* **TASK PROMPT**:
Starting at the first line of the listing below, repeat each line exactly until the line containing "from matplotlib import pyplot as plt", which you include. Leave out pictures.

* **PROVIDED DATA**:
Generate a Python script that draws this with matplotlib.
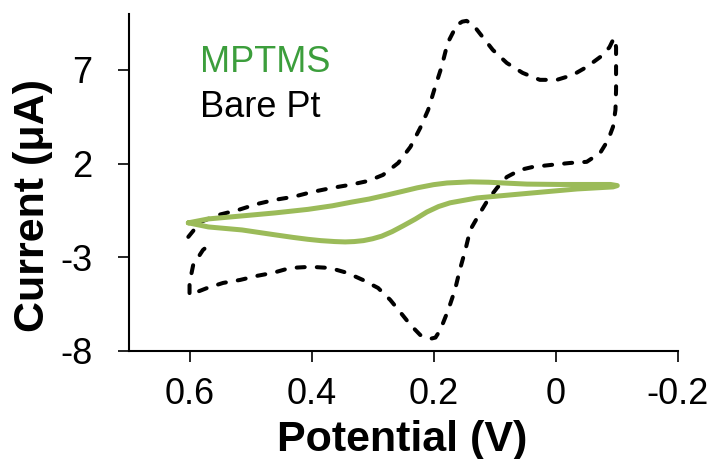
#------------------------------------------------------------------
#-------------------- Imports e dados -----------------------------
#------------------------------------------------------------------
import matplotlib
matplotlib.use('Agg')
from matplotlib import pyplot as plt

plt.rcParams['font.family'] = ['Liberation Sans', 'DejaVu Sans']
plt.rcParams['axes.unicode_minus'] = False

# voltametria ciclica - eletrodo de Pt sem modificacao
bare_pt_x = [0.602, 0.582, 0.553, 0.520, 0.489, 0.460, 0.430, 0.399, 0.366, 0.337,
             0.307, 0.283, 0.258, 0.238, 0.222, 0.209, 0.198, 0.187, 0.177, 0.162,
             0.153, 0.146, 0.135, 0.125, 0.103, 0.080, 0.054, 0.026, -0.002, -0.028,
             -0.051, -0.073, -0.088, -0.094, -0.097, -0.099, -0.099, -0.099, -0.098, -0.094,
             -0.086, -0.073, -0.051, -0.024, 0.006, 0.037, 0.058, 0.080, 0.096, 0.111,
             0.124, 0.140, 0.148, 0.157, 0.165, 0.176, 0.189, 0.197, 0.206, 0.222,
             0.238, 0.255, 0.271, 0.291, 0.316, 0.342, 0.370, 0.402, 0.435, 0.463,
             0.489, 0.517, 0.545, 0.571, 0.600, 0.600, 0.594, 0.578, 0.564]
bare_pt_y = [-1.92, -1.12, -0.75, -0.48, -0.16, 0.06, 0.22, 0.48, 0.70, 0.86,
             1.07, 1.39, 2.03, 2.89, 3.90, 4.86, 6.04, 7.16, 8.44, 9.40,
             9.58, 9.62, 9.40, 8.98, 8.07, 7.37, 6.84, 6.47, 6.47, 6.73,
             7.16, 7.69, 8.20, 8.60, 8.70, 8.20, 7.16, 5.93, 4.86, 3.96,
             3.26, 2.57, 2.09, 2.03, 1.93, 1.82, 1.66, 1.28, 0.70, 0.06,
             -0.64, -1.55, -2.62, -3.68, -4.75, -5.82, -6.89, -7.30, -7.37, -7.16,
             -6.62, -5.93, -5.29, -4.65, -4.22, -3.84, -3.58, -3.52, -3.58, -3.84,
             -4.00, -4.22, -4.38, -4.65, -5.02, -4.38, -3.42, -2.62, -2.24]

# eletrodo modificado com MPTMS
mptms_x = [0.602, 0.569, 0.514, 0.460, 0.406, 0.366, 0.334, 0.306, 0.276, 0.250,
           0.227, 0.200, 0.178, 0.140, 0.110, 0.080, 0.047, -0.007, -0.061, -0.090,
           -0.101, -0.094, -0.035, 0.020, 0.075, 0.129, 0.173, 0.192, 0.211, 0.230,
           0.250, 0.268, 0.285, 0.300, 0.315, 0.330, 0.345, 0.362, 0.385, 0.406,
           0.430, 0.460, 0.514, 0.569, 0.602]
mptms_y = [-1.17, -0.96, -0.80, -0.64, -0.45, -0.26, -0.06, 0.10, 0.32, 0.52,
           0.70, 0.87, 0.96, 1.02, 1.00, 0.95, 0.90, 0.88, 0.88, 0.88,
           0.82, 0.75, 0.64, 0.48, 0.32, 0.16, -0.10, -0.30, -0.59, -0.97,
           -1.33, -1.64, -1.88, -2.02, -2.12, -2.17, -2.19, -2.17, -2.12, -2.05,
           -1.95, -1.81, -1.55, -1.39, -1.17]

xticks = [0.6, 0.4, 0.2, 0, -0.2]
xticklabels = ['0.6', '0.4', '0.2', '0', '-0.2']
yticks = [-8, -3, 2, 7]
yticklabels = ['-8', '-3', '2', '7']

#------------------------------------------------------------------
#-------------------- Grafico -------------------------------------
#------------------------------------------------------------------
fig = plt.figure(figsize=(7.16, 4.59), dpi=100)
ax = fig.add_axes([0.1795, 0.236, 0.767, 0.734])

ax.plot(bare_pt_x, bare_pt_y, color='black', lw=2.9,
        ls=(0, (2.0, 3.0)), dash_capstyle='round', dash_joinstyle='round')
ax.plot(mptms_x, mptms_y, color='#9bbb59', lw=3.6,
        solid_capstyle='round', solid_joinstyle='round')

ax.set_xlim(0.7, -0.2)
ax.set_ylim(-8, 10)
ax.set_xticks(xticks)
ax.set_xticklabels(xticklabels)
ax.set_yticks(yticks)
ax.set_yticklabels(yticklabels)

for lado in ['top', 'right']:
    ax.spines[lado].set_visible(False)
for lado in ['left', 'bottom']:
    ax.spines[lado].set_linewidth(1.5)

ax.tick_params(axis='x', direction='out', length=8, width=1.2, labelsize=26, pad=11)
ax.tick_params(axis='y', direction='out', length=8, width=1.2, labelsize=26, pad=18)

fig.text(402 / 716, 1 - 451 / 459, 'Potential (V)', fontsize=31, fontweight='bold',
         ha='center', va='baseline')
fig.text(33 / 716, 1 - 206 / 459, 'Current (μA)', fontsize=31, fontweight='bold',
         ha='center', va='center', rotation=90)

fig.text(200 / 716, 1 - 72 / 459, 'MPTMS', fontsize=26, color='#3c9e3c', va='baseline')
fig.text(200 / 716, 1 - 117 / 459, 'Bare Pt', fontsize=26, color='black', va='baseline')

fig.savefig('out.png', dpi=100)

* **SOLUTION FOR THIS PROBLEM**:
Generate a Python script that draws this with matplotlib.
#------------------------------------------------------------------
#-------------------- Imports e dados -----------------------------
#------------------------------------------------------------------
import matplotlib
matplotlib.use('Agg')
from matplotlib import pyplot as plt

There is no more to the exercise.